There are many comments where the author mentioned to have returned after a hiatus of 1, 3 or 6 months to see if the "toothing pains" were gone.
What I think, made them turn away again, was the impression that not only had the feedback not lead to enough improvement and that they could not find their own values in this community anymore. It is maybe just hidden behind too much noise, but the effect is the same as if the values are not there in the first place.

It looks, tastes and feels like these values are gone.

This lack of values, the "Why" of the community, is what prevents people to engage and to feel that this is a place where their own beliefs and values are shared.

Come with your vision and your values


What I see so far in terms of "community recovery" is very much focussed on organisational matters and in reducing the technical noise.

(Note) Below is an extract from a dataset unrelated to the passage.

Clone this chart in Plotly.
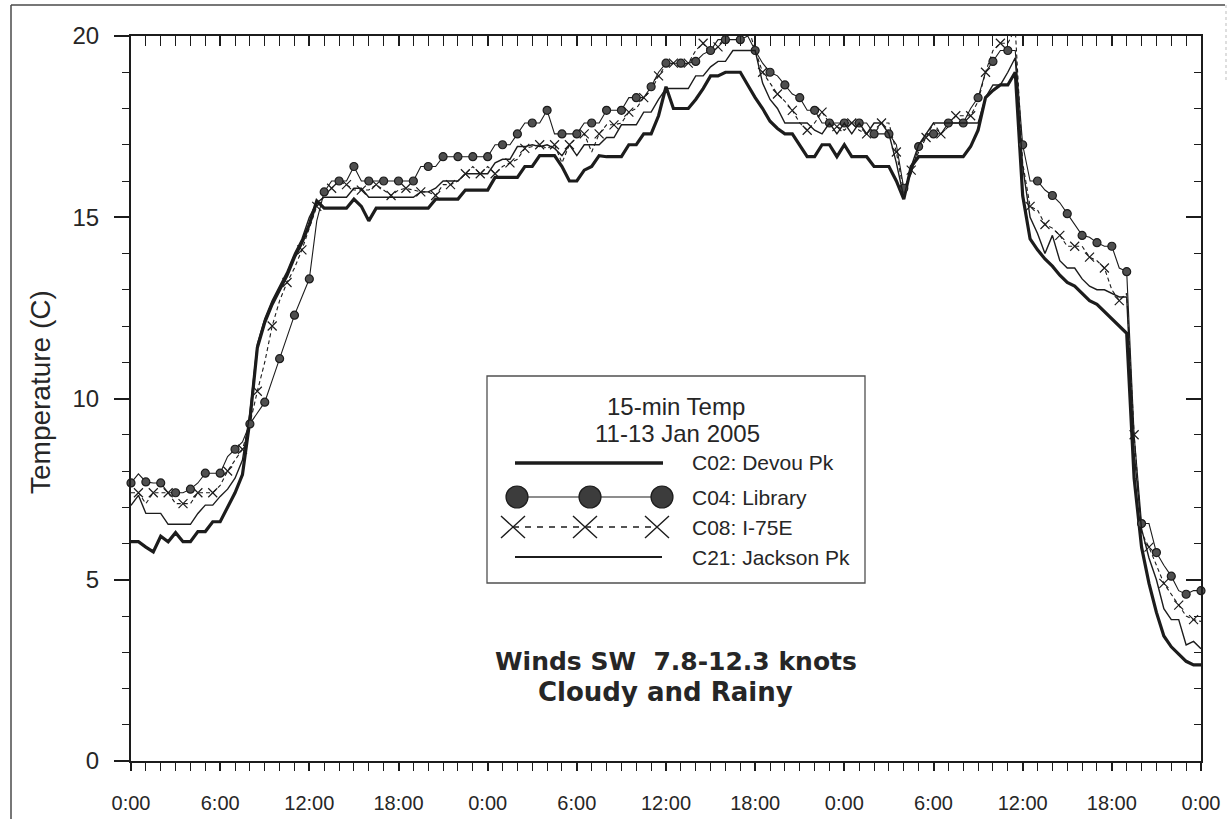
import plotly.graph_objects as go
import pandas as pd

# ---------------- data (30-minute readings, 11 Jan 00:00 -> 14 Jan 00:00) ----------------
times = pd.date_range("2005-01-11 00:00", "2005-01-14 00:00", freq="30min")

c02_devou = [
    6.05, 6.05, 5.9, 5.77, 6.2, 6.05, 6.3, 6.05, 6.05, 6.33, 6.33, 6.6,
    6.6, 7.0, 7.4, 7.9, 9.4, 11.4, 12.1, 12.6, 13.0, 13.4, 13.9, 14.3,
    14.8, 15.45, 15.25, 15.25, 15.25, 15.25, 15.5, 15.3, 14.9, 15.25, 15.25, 15.25,
    15.25, 15.25, 15.25, 15.25, 15.25, 15.5, 15.5, 15.5, 15.5, 15.75, 15.75, 15.75,
    15.75, 16.1, 16.1, 16.1, 16.1, 16.4, 16.4, 16.7, 16.7, 16.7, 16.4, 16.0,
    16.0, 16.3, 16.4, 16.7, 16.67, 16.67, 16.67, 17.0, 17.0, 17.3, 17.3, 17.8,
    18.6, 18.0, 18.0, 18.0, 18.25, 18.55, 18.9, 18.9, 19.0, 19.0, 19.0, 18.65,
    18.3, 18.0, 17.65, 17.45, 17.3, 17.3, 17.0, 16.67, 16.67, 17.0, 17.0, 16.67,
    17.0, 16.67, 16.67, 16.67, 16.4, 16.4, 16.4, 16.0, 15.5, 16.4, 16.67, 16.67,
    16.67, 16.67, 16.67, 16.67, 16.67, 16.95, 17.4, 18.3, 18.5, 18.65, 18.65, 19.0,
    15.6, 14.4, 14.1, 13.85, 13.65, 13.4, 13.2, 13.1, 12.9, 12.7, 12.6, 12.4,
    12.2, 12.0, 11.8, 7.8, 5.9, 4.9, 4.1, 3.45, 3.15, 2.95, 2.75, 2.65,
    2.65,
]

c04_library = [
    7.67, 7.92, 7.7, 7.67, 7.67, 7.4, 7.4, 7.4, 7.5, 7.67, 7.94, 7.94,
    7.94, 8.4, 8.6, 8.8, 9.3, 9.6, 9.9, 10.5, 11.1, 11.7, 12.3, 12.8,
    13.3, 14.9, 15.7, 16.0, 16.0, 16.0, 16.4, 16.0, 16.0, 16.0, 16.0, 16.0,
    16.0, 16.0, 16.0, 16.4, 16.4, 16.4, 16.67, 16.67, 16.67, 16.67, 16.67, 16.67,
    16.67, 17.0, 17.0, 17.0, 17.3, 17.6, 17.6, 17.6, 17.95, 17.3, 17.3, 17.3,
    17.3, 17.6, 17.6, 17.6, 17.95, 17.95, 17.95, 18.3, 18.3, 18.3, 18.6, 19.0,
    19.25, 19.25, 19.25, 19.25, 19.3, 19.5, 19.6, 19.9, 19.9, 19.9, 19.9, 20.0,
    19.6, 19.25, 19.0, 18.9, 18.65, 18.4, 18.3, 17.95, 17.95, 17.6, 17.6, 17.6,
    17.6, 17.6, 17.6, 17.6, 17.3, 17.3, 17.3, 17.0, 15.8, 16.2, 16.95, 17.3,
    17.3, 17.3, 17.6, 17.6, 17.6, 18.0, 18.3, 19.0, 19.3, 19.6, 19.6, 19.6,
    17.0, 16.0, 16.0, 15.75, 15.6, 15.4, 15.1, 14.8, 14.5, 14.45, 14.3, 14.2,
    14.2, 13.6, 13.5, 9.0, 6.55, 6.55, 5.75, 5.4, 5.1, 4.7, 4.6, 4.7,
    4.7,
]

c08_i75e = [
    7.4, 7.4, 7.1, 7.4, 7.4, 7.4, 7.1, 7.1, 7.1, 7.4, 7.4, 7.4,
    7.6, 8.0, 8.3, 8.6, 9.3, 10.2, 11.0, 12.0, 12.7, 13.2, 13.6, 14.1,
    14.7, 15.3, 15.6, 15.8, 16.0, 15.9, 15.75, 15.75, 15.75, 15.9, 15.75, 15.6,
    15.75, 15.8, 15.75, 15.7, 15.7, 15.6, 15.9, 15.9, 16.0, 16.2, 16.4, 16.2,
    16.4, 16.2, 16.4, 16.5, 16.6, 16.9, 16.95, 17.0, 16.9, 17.0, 16.5, 17.0,
    17.2, 17.3, 16.8, 17.3, 17.55, 17.55, 17.6, 17.9, 18.0, 18.3, 18.5, 18.9,
    19.2, 19.25, 19.2, 19.25, 19.6, 19.8, 19.5, 19.7, 20.0, 20.3, 20.0, 20.3,
    19.6, 19.0, 18.7, 18.4, 18.2, 17.95, 17.6, 17.4, 17.6, 17.9, 17.6, 17.5,
    17.4, 17.6, 17.4, 17.3, 17.3, 17.6, 17.6, 16.8, 15.7, 16.3, 16.8, 17.2,
    17.6, 17.3, 17.5, 17.8, 17.8, 17.8, 18.2, 19.0, 19.6, 19.8, 19.8, 20.2,
    16.5, 15.3, 15.2, 14.8, 14.7, 14.5, 14.2, 14.2, 14.2, 13.9, 13.8, 13.6,
    13.0, 12.7, 12.9, 9.0, 6.3, 5.9, 5.4, 4.9, 4.6, 4.3, 4.0, 3.9,
    3.85,
]

c21_jackson = [
    7.05, 7.33, 6.83, 6.83, 6.83, 6.53, 6.53, 6.53, 6.53, 6.83, 7.06, 7.06,
    7.3, 7.5, 7.8, 8.3, 9.6, 11.5, 12.2, 12.7, 13.1, 13.5, 14.0, 14.4,
    15.0, 15.4, 15.55, 15.55, 15.55, 15.55, 15.8, 15.8, 15.55, 15.55, 15.55, 15.55,
    15.55, 15.55, 15.55, 15.7, 15.7, 15.8, 16.0, 16.0, 16.0, 16.2, 16.2, 16.2,
    16.2, 16.5, 16.6, 16.6, 16.95, 16.95, 17.0, 16.95, 17.0, 16.9, 16.7, 17.0,
    16.7, 17.0, 17.0, 17.0, 17.2, 17.2, 17.55, 17.55, 17.55, 17.9, 17.9, 18.25,
    18.55, 18.55, 18.55, 18.55, 18.9, 18.9, 19.15, 19.3, 19.3, 19.6, 19.6, 19.6,
    19.6, 18.7, 18.25, 18.0, 17.6, 17.6, 17.6, 17.6, 17.4, 17.3, 17.6, 17.3,
    17.6, 17.3, 17.6, 17.3, 17.6, 17.6, 17.3, 16.5, 15.55, 16.4, 17.0, 17.3,
    17.6, 17.6, 17.6, 17.6, 17.6, 17.6, 17.6, 18.3, 18.65, 18.65, 19.0, 19.4,
    16.4, 15.0, 14.55, 14.0, 14.5, 13.8, 13.6, 13.6, 13.3, 13.1, 13.0, 13.0,
    12.9, 12.8, 12.8, 8.5, 6.4, 5.6, 5.0, 4.2, 3.9, 3.9, 3.2, 3.3,
    3.1,
]

series_names = ["C02: Devou Pk", "C04: Library", "C08: I-75E", "C21: Jackson Pk"]
legend_title = ["15-min Temp", "11-13 Jan 2005"]
note_lines = ["Winds SW&nbsp;&nbsp;7.8-12.3 knots", "Cloudy and Rainy"]
y_title = "Temperature (C)"

# ---------------- layout helpers (pixel -> paper) ----------------
W, H = 1227, 819
L, R, T, B = 131, 26, 36, 58
PW, PH = W - L - R, H - T - B


def px(x):
    return (x - L) / PW


def py(y):
    return (H - B - y) / PH


FONT = "Liberation Sans, Arial, sans-serif"
BOLD_FONT = "DejaVu Sans, Liberation Sans, sans-serif"
INK = "#1c1c1c"
TXT = "#262626"
HOUR = 3600000
x_range = [times[0], times[-1]]

fig = go.Figure()
fig.add_trace(go.Scatter(x=times, y=c02_devou, mode="lines", name=series_names[0],
                         line=dict(color=INK, width=3.2), showlegend=False, hoverinfo="skip"))
fig.add_trace(go.Scatter(x=times, y=c08_i75e, mode="lines", name=series_names[2],
                         line=dict(color=INK, width=1.1, dash="4px,3px"), showlegend=False, hoverinfo="skip"))
fig.add_trace(go.Scatter(x=times[1::2], y=c08_i75e[1::2], mode="markers", name=series_names[2],
                         marker=dict(symbol="x-thin", size=9, color=INK, line=dict(color=INK, width=1.2)),
                         cliponaxis=False, showlegend=False, hoverinfo="skip"))
fig.add_trace(go.Scatter(x=times, y=c04_library, mode="lines", name=series_names[1],
                         line=dict(color=INK, width=1.1), showlegend=False, hoverinfo="skip"))
fig.add_trace(go.Scatter(x=times[::2], y=c04_library[::2], mode="markers", name=series_names[1],
                         marker=dict(symbol="circle", size=8, color="#4f4f4f", line=dict(color=INK, width=1.2)),
                         cliponaxis=False, showlegend=False, hoverinfo="skip"))
# C21 drawn on the mirror axes (same ranges), which also makes the inward mirror ticks appear
fig.add_trace(go.Scatter(x=times, y=c21_jackson, mode="lines", name=series_names[3],
                         line=dict(color=INK, width=1.4), xaxis="x2", yaxis="y2",
                         showlegend=False, hoverinfo="skip"))

axis_common = dict(showgrid=False, zeroline=False, tickcolor=INK, tickwidth=1.5, automargin=False)

fig.update_layout(
    width=W, height=H,
    margin=dict(l=L, r=R, t=T, b=B, autoexpand=False),
    paper_bgcolor="white", plot_bgcolor="white",
    font=dict(family=FONT, color=TXT),
    showlegend=False,
    xaxis=dict(type="date", range=x_range, tick0=times[0], dtick=6 * HOUR, tickformat="%-H:%M",
               ticks="outside", ticklen=8, showline=True, linewidth=2, linecolor=INK, mirror=True,
               tickfont=dict(size=20, color=TXT), ticklabelstandoff=15,
               minor=dict(dtick=HOUR, ticks="outside", ticklen=8, tickcolor=INK, tickwidth=1.2),
               **axis_common),
    yaxis=dict(range=[0, 20], tick0=0, dtick=5, ticks="outside", ticklen=15,
               showline=True, linewidth=2, linecolor=INK, mirror=True,
               tickfont=dict(size=24, color=TXT), ticklabelstandoff=10,
               minor=dict(dtick=1, ticks="outside", ticklen=7, tickcolor=INK, tickwidth=1.2),
               **axis_common),
    xaxis2=dict(type="date", overlaying="x", side="top", anchor="y", range=x_range,
                tick0=times[0], dtick=6 * HOUR, ticks="inside", ticklen=10, showticklabels=False,
                showline=False,
                minor=dict(dtick=HOUR, ticks="inside", ticklen=10, tickcolor=INK, tickwidth=1.2),
                **axis_common),
    yaxis2=dict(overlaying="y", side="right", anchor="x", range=[0, 20], tick0=0, dtick=5,
                ticks="inside", ticklen=15, showticklabels=False, showline=False,
                minor=dict(dtick=1, ticks="inside", ticklen=7, tickcolor=INK, tickwidth=1.2),
                **axis_common),
)

shapes = []
# outer frame of the scanned figure (left and top edges, faint right edge)
shapes.append(dict(type="line", xref="paper", yref="paper", x0=px(11), x1=px(11), y0=py(5), y1=py(830),
                   line=dict(color="#4a4a4a", width=1.5)))
shapes.append(dict(type="line", xref="paper", yref="paper", x0=px(11), x1=px(1225), y0=py(5), y1=py(5),
                   line=dict(color="#4a4a4a", width=1.5)))
shapes.append(dict(type="line", xref="paper", yref="paper", x0=px(1226), x1=px(1226), y0=py(5), y1=py(80),
                   line=dict(color="#bdbdbd", width=1, dash="dot")))

# legend box
shapes.append(dict(type="rect", xref="paper", yref="paper", x0=px(487), x1=px(865), y0=py(583), y1=py(376),
                   line=dict(color="#505050", width=1.3), fillcolor="white", layer="below"))
row_y = [463, 497, 527, 557]
# C02 sample
shapes.append(dict(type="line", xref="paper", yref="paper", x0=px(515), x1=px(663), y0=py(row_y[0]), y1=py(row_y[0]),
                   line=dict(color=INK, width=3.5)))
# C04 sample
shapes.append(dict(type="line", xref="paper", yref="paper", x0=px(517), x1=px(662), y0=py(row_y[1]), y1=py(row_y[1]),
                   line=dict(color=INK, width=1.2)))
for cx in (517, 590, 662):
    shapes.append(dict(type="circle", xref="paper", yref="paper", xsizemode="pixel", ysizemode="pixel",
                       xanchor=px(cx), yanchor=py(row_y[1]), x0=-11, x1=11, y0=-11, y1=11,
                       fillcolor="#3c3c3c", line=dict(color=INK, width=1.2)))
# C08 sample
shapes.append(dict(type="line", xref="paper", yref="paper", x0=px(513), x1=px(657), y0=py(row_y[2]), y1=py(row_y[2]),
                   line=dict(color=INK, width=1.4, dash="6px,6px")))
for cx in (513, 585, 657):
    shapes.append(dict(type="path", xref="paper", yref="paper", xsizemode="pixel", ysizemode="pixel",
                       xanchor=px(cx), yanchor=py(row_y[2]), path="M -12,-11 L 12,11 M -12,11 L 12,-11",
                       line=dict(color=INK, width=1.4)))
# C21 sample
shapes.append(dict(type="line", xref="paper", yref="paper", x0=px(515), x1=px(662), y0=py(row_y[3]), y1=py(row_y[3]),
                   line=dict(color=INK, width=2)))

annotations = []
annotations.append(dict(text=legend_title[0], x=px(676), y=py(407), xref="paper", yref="paper",
                        showarrow=False, xanchor="center", yanchor="middle", font=dict(size=24, color=TXT)))
annotations.append(dict(text=legend_title[1], x=px(677), y=py(433), xref="paper", yref="paper",
                        showarrow=False, xanchor="center", yanchor="middle", font=dict(size=24, color=TXT)))
for name, ry in zip(series_names, row_y):
    annotations.append(dict(text=name, x=px(690), y=py(ry), xref="paper", yref="paper",
                            showarrow=False, xanchor="left", yanchor="middle", font=dict(size=21, color=TXT)))
annotations.append(dict(text="<b>" + note_lines[0] + "</b>", x=px(676), y=py(661), xref="paper", yref="paper",
                        showarrow=False, xanchor="center", yanchor="middle",
                        font=dict(size=25, color=TXT, family=BOLD_FONT)))
annotations.append(dict(text="<b>" + note_lines[1] + "</b>", x=px(665), y=py(692), xref="paper", yref="paper",
                        showarrow=False, xanchor="center", yanchor="middle",
                        font=dict(size=26, color=TXT, family=BOLD_FONT)))
annotations.append(dict(text=y_title, x=px(40), y=py(392), xref="paper", yref="paper", textangle=-90,
                        showarrow=False, xanchor="center", yanchor="middle", font=dict(size=28, color=TXT)))

fig.update_layout(shapes=shapes, annotations=annotations)
fig.write_html("out.html")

But what is needed, I believe, is that SAP-Community-ORG finds their own values and makes those unmistakable clear.
These values and the motivation behind SAP-Community-ORG need to lead the decisions made for the community and its platform.

Don't hand out merchandise and gimmicks (everyone will take it, sure) and expect that this can buy engaged members.
Come with the vision and the values for what this community should be in your eyes instead.
That would be something one can relate to - or not. But without it, there is just nothing behind a lot of noise.